Starting at the first line of the listing below, repeat each line up to and including the one containing "s.set_visible(False)". Leave out pictures.

=== Source data ===

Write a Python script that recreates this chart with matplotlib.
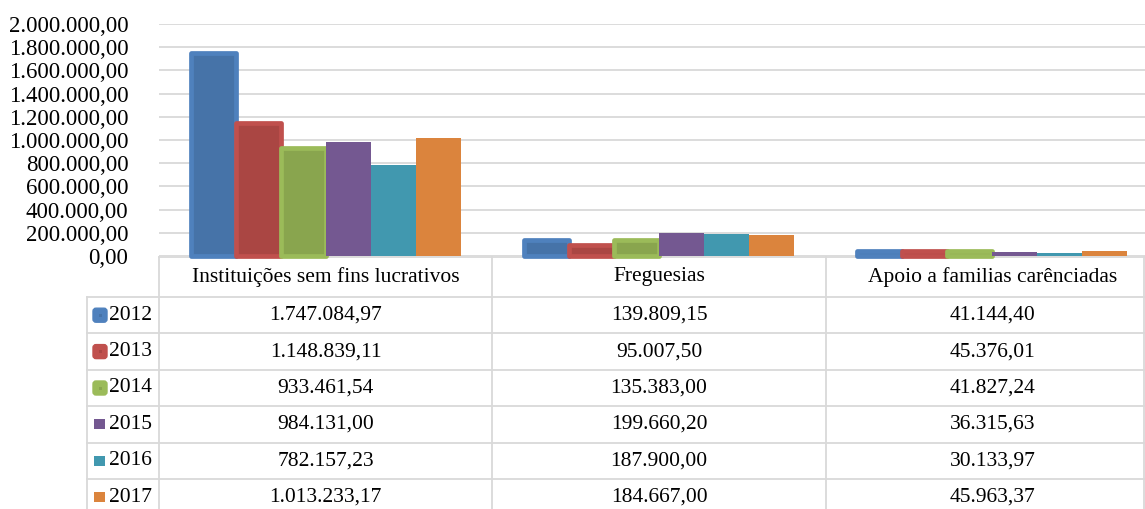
import matplotlib
matplotlib.use("Agg")
import matplotlib.pyplot as plt
from matplotlib.patches import FancyBboxPatch, Rectangle
from matplotlib.ticker import FuncFormatter

# dados
categorias = ["Instituições sem fins lucrativos", "Freguesias", "Apoio a familias carênciadas"]
anos = ["2012", "2013", "2014", "2015", "2016", "2017"]
v2012 = [1747084.97, 139809.15, 41144.40]
v2013 = [1148839.11, 95007.50, 45376.01]
v2014 = [933461.54, 135383.00, 41827.24]
v2015 = [984131.00, 199660.20, 36315.63]
v2016 = [782157.23, 187900.00, 30133.97]
v2017 = [1013233.17, 184667.00, 45963.37]
series = [v2012, v2013, v2014, v2015, v2016, v2017]

cores = ["#4673A8", "#AA4643", "#89A54E", "#745891", "#4198AF", "#DB843D"]
bordas = ["#4F81BD", "#C0504D", "#9BBB59", None, None, None]

plt.rcParams['font.family'] = ['Liberation Serif', 'DejaVu Serif']

W, H = 1145, 509
fig = plt.figure(figsize=(W / 100, H / 100), dpi=100)


def fmt_pt(v, pos=None):
    s = f"{v:,.2f}"
    return s.replace(",", "X").replace(".", ",").replace("X", ".")


# area do grafico (em pixels)
x0, x1 = 159, 1159
y_top, y_zero = 24, 256
ax = fig.add_axes([x0 / W, 1 - y_zero / H, (x1 - x0) / W, (y_zero - y_top) / H])

n = len(series)
larg = 0.135
for i, vals in enumerate(series):
    xs = [c + (i - (n - 1) / 2) * larg for c in range(len(categorias))]
    if bordas[i]:
        ax.bar(xs, vals, width=larg, color=cores[i], edgecolor=bordas[i],
               linewidth=3.4, joinstyle='round', clip_on=False, zorder=3)
    else:
        ax.bar(xs, vals, width=larg, color=cores[i], linewidth=0, zorder=3)

ax.set_xlim(-0.5, 2.5)
ax.set_ylim(0, 2000000)
ax.set_yticks(range(0, 2000001, 200000))
ax.yaxis.set_major_formatter(FuncFormatter(fmt_pt))
ax.tick_params(axis='y', length=0, pad=22, labelsize=16.5)
ax.tick_params(axis='x', length=0, labelbottom=False)
ax.grid(axis='y', color='#D9D9D9', linewidth=1.3, zorder=0)
for s in ax.spines.values():
    s.set_visible(False)

# tabela de dados
tb = fig.add_axes([0, 0, 1, 1], zorder=-1)
tb.set_xlim(0, W)
tb.set_ylim(H, 0)
tb.axis('off')

linha = dict(color='#D9D9D9', linewidth=1.3)
col_x = [159, 492, 826, 1159]
cab_top, cab_bot = 257, 297
alt = 36.4
linhas_y = [cab_bot + k * alt for k in range(len(anos) + 1)]

tb.plot([159, W], [cab_top, cab_top], **linha)
for y in linhas_y:
    tb.plot([87, W], [y, y], **linha)
tb.plot([87, 87], [cab_bot, H], **linha)
for x in col_x[:-1]:
    tb.plot([x, x], [cab_top, H], **linha)
tb.plot([W - 1, W - 1], [cab_top, H], **linha)

centros = [(col_x[k] + col_x[k + 1]) / 2 for k in range(len(categorias))]
for c, nome in zip(centros, categorias):
    tb.text(c, (cab_top + cab_bot) / 2, nome, ha='center', va='center', fontsize=15.5)

for i, (ano, vals) in enumerate(zip(anos, series)):
    yc = linhas_y[i] + alt / 2
    if bordas[i]:
        tb.add_patch(FancyBboxPatch((93, yc - 7), 14, 14, boxstyle="round,pad=0,rounding_size=3",
                                    facecolor=bordas[i], edgecolor=bordas[i], linewidth=1))
        tb.add_patch(Rectangle((98.5, yc - 1.5), 3, 3, facecolor=cores[i], linewidth=0))
    else:
        tb.add_patch(Rectangle((94, yc - 5), 11, 10, facecolor=cores[i], linewidth=0))
    tb.text(109, yc, ano, ha='left', va='center', fontsize=15.5)
    for c, v in zip(centros, vals):
        tb.text(c, yc, fmt_pt(v), ha='center', va='center', fontsize=15.5)

fig.savefig("out.png", dpi=100)
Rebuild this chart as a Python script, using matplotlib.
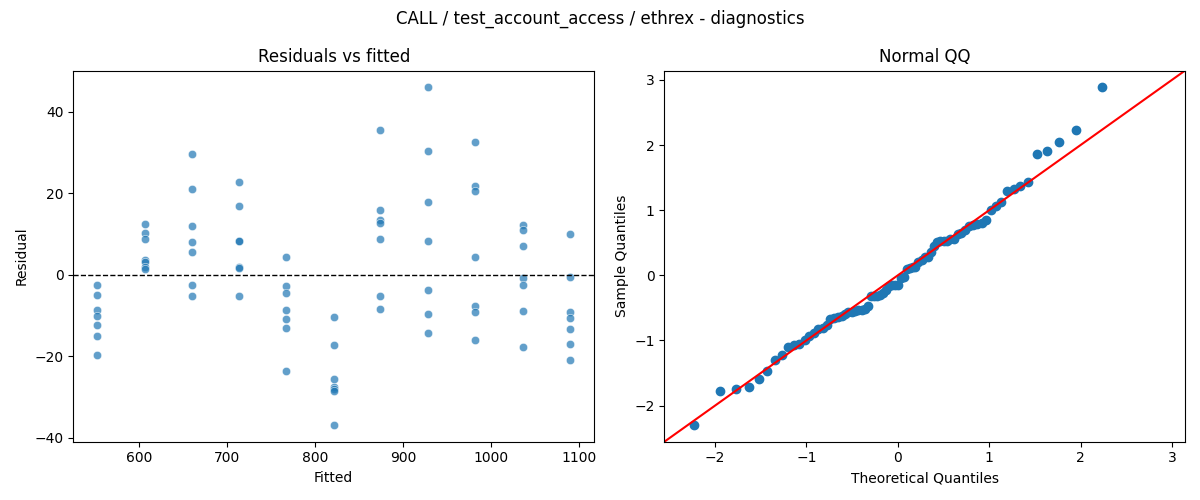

===

* **Written answer**
Write a Python script that recreates this chart with matplotlib.
import matplotlib
matplotlib.use("Agg")
import matplotlib.pyplot as plt
from matplotlib.patches import FancyBboxPatch, Rectangle
from matplotlib.ticker import FuncFormatter

# dados
categorias = ["Instituições sem fins lucrativos", "Freguesias", "Apoio a familias carênciadas"]
anos = ["2012", "2013", "2014", "2015", "2016", "2017"]
v2012 = [1747084.97, 139809.15, 41144.40]
v2013 = [1148839.11, 95007.50, 45376.01]
v2014 = [933461.54, 135383.00, 41827.24]
v2015 = [984131.00, 199660.20, 36315.63]
v2016 = [782157.23, 187900.00, 30133.97]
v2017 = [1013233.17, 184667.00, 45963.37]
series = [v2012, v2013, v2014, v2015, v2016, v2017]

cores = ["#4673A8", "#AA4643", "#89A54E", "#745891", "#4198AF", "#DB843D"]
bordas = ["#4F81BD", "#C0504D", "#9BBB59", None, None, None]

plt.rcParams['font.family'] = ['Liberation Serif', 'DejaVu Serif']

W, H = 1145, 509
fig = plt.figure(figsize=(W / 100, H / 100), dpi=100)


def fmt_pt(v, pos=None):
    s = f"{v:,.2f}"
    return s.replace(",", "X").replace(".", ",").replace("X", ".")


# area do grafico (em pixels)
x0, x1 = 159, 1159
y_top, y_zero = 24, 256
ax = fig.add_axes([x0 / W, 1 - y_zero / H, (x1 - x0) / W, (y_zero - y_top) / H])

n = len(series)
larg = 0.135
for i, vals in enumerate(series):
    xs = [c + (i - (n - 1) / 2) * larg for c in range(len(categorias))]
    if bordas[i]:
        ax.bar(xs, vals, width=larg, color=cores[i], edgecolor=bordas[i],
               linewidth=3.4, joinstyle='round', clip_on=False, zorder=3)
    else:
        ax.bar(xs, vals, width=larg, color=cores[i], linewidth=0, zorder=3)

ax.set_xlim(-0.5, 2.5)
ax.set_ylim(0, 2000000)
ax.set_yticks(range(0, 2000001, 200000))
ax.yaxis.set_major_formatter(FuncFormatter(fmt_pt))
ax.tick_params(axis='y', length=0, pad=22, labelsize=16.5)
ax.tick_params(axis='x', length=0, labelbottom=False)
ax.grid(axis='y', color='#D9D9D9', linewidth=1.3, zorder=0)
for s in ax.spines.values():
    s.set_visible(False)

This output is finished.